1 Defendants also argue that dismissal is required pursuant to Rule 8 because the complaint is “so confused, ambiguous, vague, or otherwise unintelligible” that its true substance is impossible to discern. (ECF No. 10 at 11 (citing Salahuddin v. Cuomo, 861 F.2d 40, 42 (2d Cir. 1988))). While Plaintiff’s complaint borders on unintelligible—even fantastical—the Court concludes that the complaint, read in concert with Plaintiff’s Brief in Opposition to the Motion to Dismiss, provides sufficient clarity to address the substantive issue of subject matter jurisdiction. Actions seeking specific performance of a contract with the United States are barred by the Tucker Act. Presidential Gardens Assocs. v. U.S. ex rel. Sec’y of Hous. & Urb.

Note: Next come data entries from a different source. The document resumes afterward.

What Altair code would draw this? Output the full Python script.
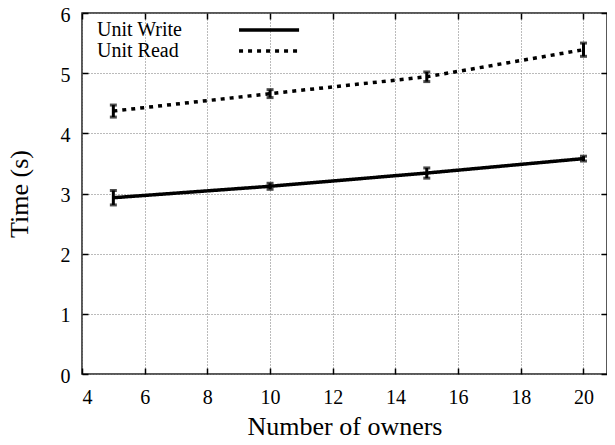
import altair as alt
import pandas as pd

owners = [5, 10, 15, 20]
series = ["Unit Write", "Unit Read"]
write_mean = [2.93, 3.12, 3.34, 3.58]
write_err = [0.12, 0.05, 0.085, 0.04]
read_mean = [4.37, 4.66, 4.94, 5.39]
read_err = [0.10, 0.066, 0.08, 0.11]
x_ticks = [4, 6, 8, 10, 12, 14, 16, 18, 20]
y_ticks = [0, 1, 2, 3, 4, 5, 6]

rows = []
for name, means, errs in [(series[0], write_mean, write_err), (series[1], read_mean, read_err)]:
    for o, m, e in zip(owners, means, errs):
        rows.append({"owners": o, "series": name, "mean": m, "lo": m - e, "hi": m + e})
df = pd.DataFrame(rows)

FONT = "Liberation Serif"
x_scale = alt.Scale(domain=[4, 20.75], nice=False, zero=False)
y_scale = alt.Scale(domain=[0, 6], nice=False, zero=False)

base = alt.Chart(df)

lines = base.mark_line(strokeWidth=3.5, color="black", strokeCap="butt").encode(
    x=alt.X("owners:Q", scale=x_scale, title="Number of owners",
            axis=alt.Axis(orient="bottom", offset=-6, values=x_ticks, tickSize=6, tickWidth=1.5,
                          tickColor="black", domain=False, grid=True, gridDash=[1, 2],
                          gridColor="#777", gridWidth=1, labelFont=FONT, labelFontSize=20,
                          labelColor="black", labelPadding=13, titleFont=FONT, titleFontSize=26,
                          titleFontWeight="normal", titleColor="black", titlePadding=6)),
    y=alt.Y("mean:Q", scale=y_scale, title="Time (s)",
            axis=alt.Axis(orient="left", offset=-6, values=y_ticks, tickSize=6, tickWidth=1.5,
                          tickColor="black", domain=False, grid=True, gridDash=[1, 2],
                          gridColor="#777", gridWidth=1, labelFont=FONT, labelFontSize=20,
                          labelColor="black", labelPadding=12, labelOffset=2,
                          titleFont=FONT, titleFontSize=26,
                          titleFontWeight="normal", titleColor="black", titlePadding=28)),
    strokeDash=alt.StrokeDash(
        "series:N",
        scale=alt.Scale(domain=series, range=[[1, 0], [4, 5]]),
        legend=alt.Legend(title=None, orient="none", legendX=-11, legendY=6,
                          symbolType="M17.45,0H24.12", symbolSize=324, symbolStrokeWidth=3.5,
                          symbolStrokeColor="black", symbolFillColor="transparent",
                          labelFont=FONT, labelFontSize=20, labelColor="black",
                          labelOffset=4, labelAlign="left", rowPadding=0, padding=0),
    ),
)

errs = base.mark_rule(strokeWidth=3, color="black").encode(
    x=alt.X("owners:Q", scale=x_scale, title=None,
            axis=alt.Axis(orient="top", offset=-6, values=x_ticks, tickSize=6, tickWidth=1.5,
                          tickColor="black", labels=False, domain=False, grid=False)),
    y=alt.Y("lo:Q", scale=y_scale, title=None,
            axis=alt.Axis(orient="right", offset=-6, values=y_ticks, tickSize=6, tickWidth=1.5,
                          tickColor="black", labels=False, domain=False, grid=False)),
    y2="hi:Q",
)

caps_lo = base.mark_tick(orient="horizontal", size=7, thickness=3, color="black").encode(
    x=alt.X("owners:Q", scale=x_scale, axis=None),
    y=alt.Y("lo:Q", scale=y_scale, axis=None),
)
caps_hi = base.mark_tick(orient="horizontal", size=7, thickness=3, color="black").encode(
    x=alt.X("owners:Q", scale=x_scale, axis=None),
    y=alt.Y("hi:Q", scale=y_scale, axis=None),
)

chart = (
    alt.layer(lines, errs, caps_lo, caps_hi)
    .resolve_axis(x="independent", y="independent")
    .properties(width=525, height=361, autosize=alt.AutoSizeParams(type="none"),
                padding={"left": 74, "top": 5, "right": 0, "bottom": 62}, background="white")
    .configure_view(stroke="#222", strokeWidth=1.5)
)

chart.save("out.html", embed_options={"renderer": "svg", "actions": False})
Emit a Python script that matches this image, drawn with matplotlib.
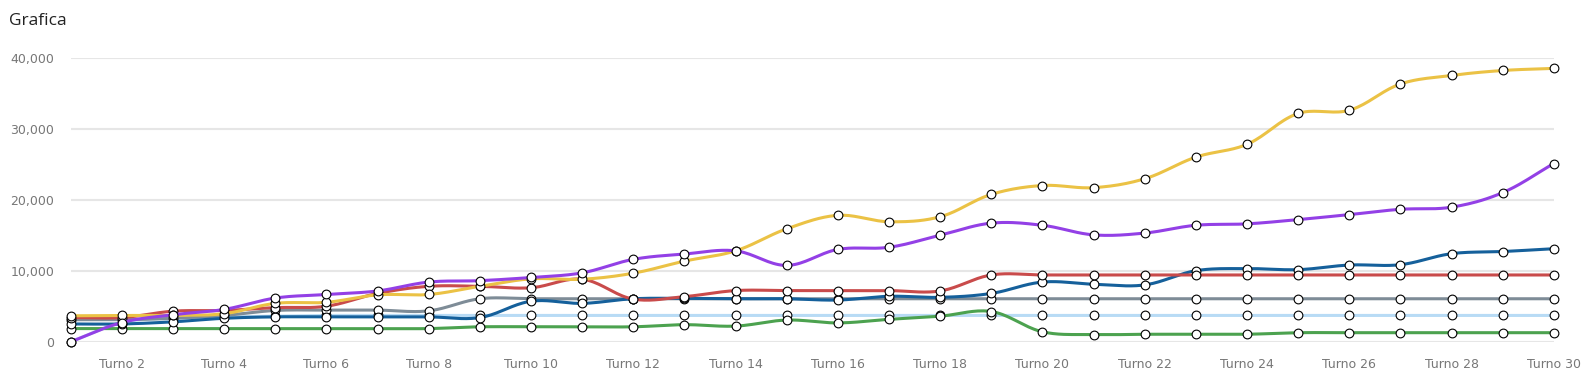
import matplotlib.pyplot as plt
import numpy as np

turns = list(range(1, 31))
tick_turns = list(range(2, 31, 2))
tick_labels = ['Turno %d' % t for t in tick_turns]

yellow = [3650, 3700, 3700, 3950, 5400, 5550, 6600, 6650, 7800, 8850,
          8800, 9650, 11350, 12800, 15900, 17800, 16900, 17600, 20750, 22000,
          21700, 22950, 26000, 27800, 32150, 32600, 36300, 37500, 38200, 38500]
purple = [0, 2700, 3800, 4550, 6150, 6650, 7150, 8400, 8600, 9050,
          9700, 11600, 12350, 12800, 10750, 13000, 13300, 15000, 16700, 16400,
          15050, 15300, 16400, 16600, 17200, 17900, 18650, 18950, 21000, 25100]
darkblue = [2500, 2500, 2800, 3300, 3500, 3500, 3500, 3500, 3400, 5700,
            5400, 6050, 6100, 6050, 6050, 5870, 6400, 6250, 6800, 8400,
            8100, 8000, 10000, 10300, 10150, 10800, 10850, 12400, 12700, 13100]
red = [3400, 3400, 4300, 4400, 4800, 5000, 6800, 7800, 7800, 7600,
       8800, 6000, 6350, 7200, 7200, 7200, 7200, 7150, 9400, 9400,
       9400, 9400, 9400, 9400, 9400, 9400, 9400, 9400, 9400, 9400]
gray = [3100, 3100, 3300, 3700, 4400, 4450, 4450, 4350, 6050, 6050,
        6050, 6050, 6050, 6050, 6050, 6050, 6050, 6050, 6050, 6050,
        6050, 6050, 6050, 6050, 6050, 6050, 6050, 6050, 6050, 6050]
lightblue = [0, 2700, 3300, 3500, 3600, 3700, 3700, 3700, 3700, 3700,
             3700, 3700, 3700, 3700, 3700, 3700, 3700, 3700, 3700, 3700,
             3700, 3700, 3700, 3700, 3700, 3700, 3700, 3700, 3700, 3700]
green = [1850, 1850, 1850, 1850, 1850, 1850, 1850, 1850, 2100, 2100,
         2100, 2100, 2400, 2200, 3050, 2650, 3150, 3600, 4250, 1400,
         1000, 1050, 1050, 1050, 1270, 1270, 1270, 1270, 1270, 1270]

series = [
    (lightblue, '#b8dbf5'),
    (green, '#4ca24f'),
    (gray, '#7e8c97'),
    (darkblue, '#15609b'),
    (red, '#c94b4b'),
    (yellow, '#ebc245'),
    (purple, '#9340e6'),
]

# pixel scale used for the Chart.js-like spline tension
SX, SY = 51.14, 71.0 / 10000


def spline(xs, ys, t=0.35, n=20):
    px = np.array(xs, float) * SX
    py = np.array(ys, float) * SY
    m = len(px)
    cp1 = np.zeros((m, 2))
    cp2 = np.zeros((m, 2))
    for i in range(m):
        p0 = (px[max(i - 1, 0)], py[max(i - 1, 0)])
        p1 = (px[i], py[i])
        p2 = (px[min(i + 1, m - 1)], py[min(i + 1, m - 1)])
        d01 = np.hypot(p1[0] - p0[0], p1[1] - p0[1])
        d12 = np.hypot(p2[0] - p1[0], p2[1] - p1[1])
        s = d01 + d12
        s01 = d01 / s if s else 0
        s12 = d12 / s if s else 0
        fa, fb = t * s01, t * s12
        cp1[i] = (p1[0] - fa * (p2[0] - p0[0]), p1[1] - fa * (p2[1] - p0[1]))
        cp2[i] = (p1[0] + fb * (p2[0] - p0[0]), p1[1] + fb * (p2[1] - p0[1]))
    u = np.linspace(0, 1, n)[:, None]
    out = []
    for i in range(m - 1):
        a = np.array([px[i], py[i]])
        b = cp2[i]
        c = cp1[i + 1]
        d = np.array([px[i + 1], py[i + 1]])
        seg = (1 - u) ** 3 * a + 3 * (1 - u) ** 2 * u * b + 3 * (1 - u) * u ** 2 * c + u ** 3 * d
        out.append(seg if i == 0 else seg[1:])
    out = np.vstack(out)
    return out[:, 0] / SX, out[:, 1] / SY


fig = plt.figure(figsize=(15.87, 3.76), dpi=100)
ax = fig.add_axes([0.0446, 0.0912, 0.9345, 0.7553])

for k, (vals, col) in enumerate(series):
    sx, sy = spline(turns, vals)
    ax.plot(sx, sy, color=col, lw=2.2, zorder=3 + 2 * k, solid_capstyle='round', clip_on=False)
    ax.plot(turns, vals, 'o', ms=6.3, mfc='white', mec='black', mew=0.8,
            zorder=4 + 2 * k, clip_on=False)

ax.set_xlim(1, 30)
ax.set_ylim(0, 40000)
ax.set_yticks([0, 10000, 20000, 30000, 40000])
ax.set_yticklabels(['0', '10,000', '20,000', '30,000', '40,000'])
ax.set_xticks(tick_turns)
ax.set_xticklabels(tick_labels)
ax.tick_params(axis='both', length=0, labelsize=9, labelcolor='#777777')
ax.tick_params(axis='y', pad=12)
ax.tick_params(axis='x', pad=12)
ax.grid(axis='y', color='#e6e6e6', lw=1.5)
ax.set_axisbelow(True)
for s in ax.spines.values():
    s.set_visible(False)

fig.text(0.0057, 0.945, 'Grafica', fontsize=12.5, color='#222222', va='center', ha='left',
         family='Open Sans')

fig.savefig('out.png', dpi=100)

Dev., 175 F.3d 132, 143 (2d Cir. 1999) (“Actions seeking specific performance of a contract, brought in order to avoid the Tucker Act’s limitation on money judgments, are not allowed to be brought against
the United States.”). The Tucker Act rule applies because Plaintiff alleges that Judge Harbeck entered into the contract as “a government representative authorized to bind the government into contract within the scope of her duties,” implying that the alleged contract is between Plaintiff and the United States. (ECF No. 14 ¶ 4.) Defendants’ motion to dismiss is therefore granted for lack of subject matter jurisdiction. B. Leave to Supplement Pleading Finally, Defendants oppose Plaintiff’s request to supplement his complaint with the facts alleged in the March 18 letter. Federal Rule of Civil Procedure 15(d) applies when a party seeks to plead a “transaction, occurrence or event that happened after the date of the pleading to be supplemented.” FED. R. CIV. P. 15(d). “A trial court has broad discretion in determining whether to grant a motion to file a supplemental pleading under Rule 15(d).” Biosafe-One, Inc.
v. Hawks, 639 F. Supp. 2d 358, 370 (S.D.N.Y. 2009), aff’d, 379 F. App’x 4 (2d Cir. 2010). “[L]eave to file a supplemental pleading should be freely permitted when the supplemental facts connect it to the original pleading.” Quaratino v. Tiffany & Co., 71 F.3d 58, 66 (2d Cir.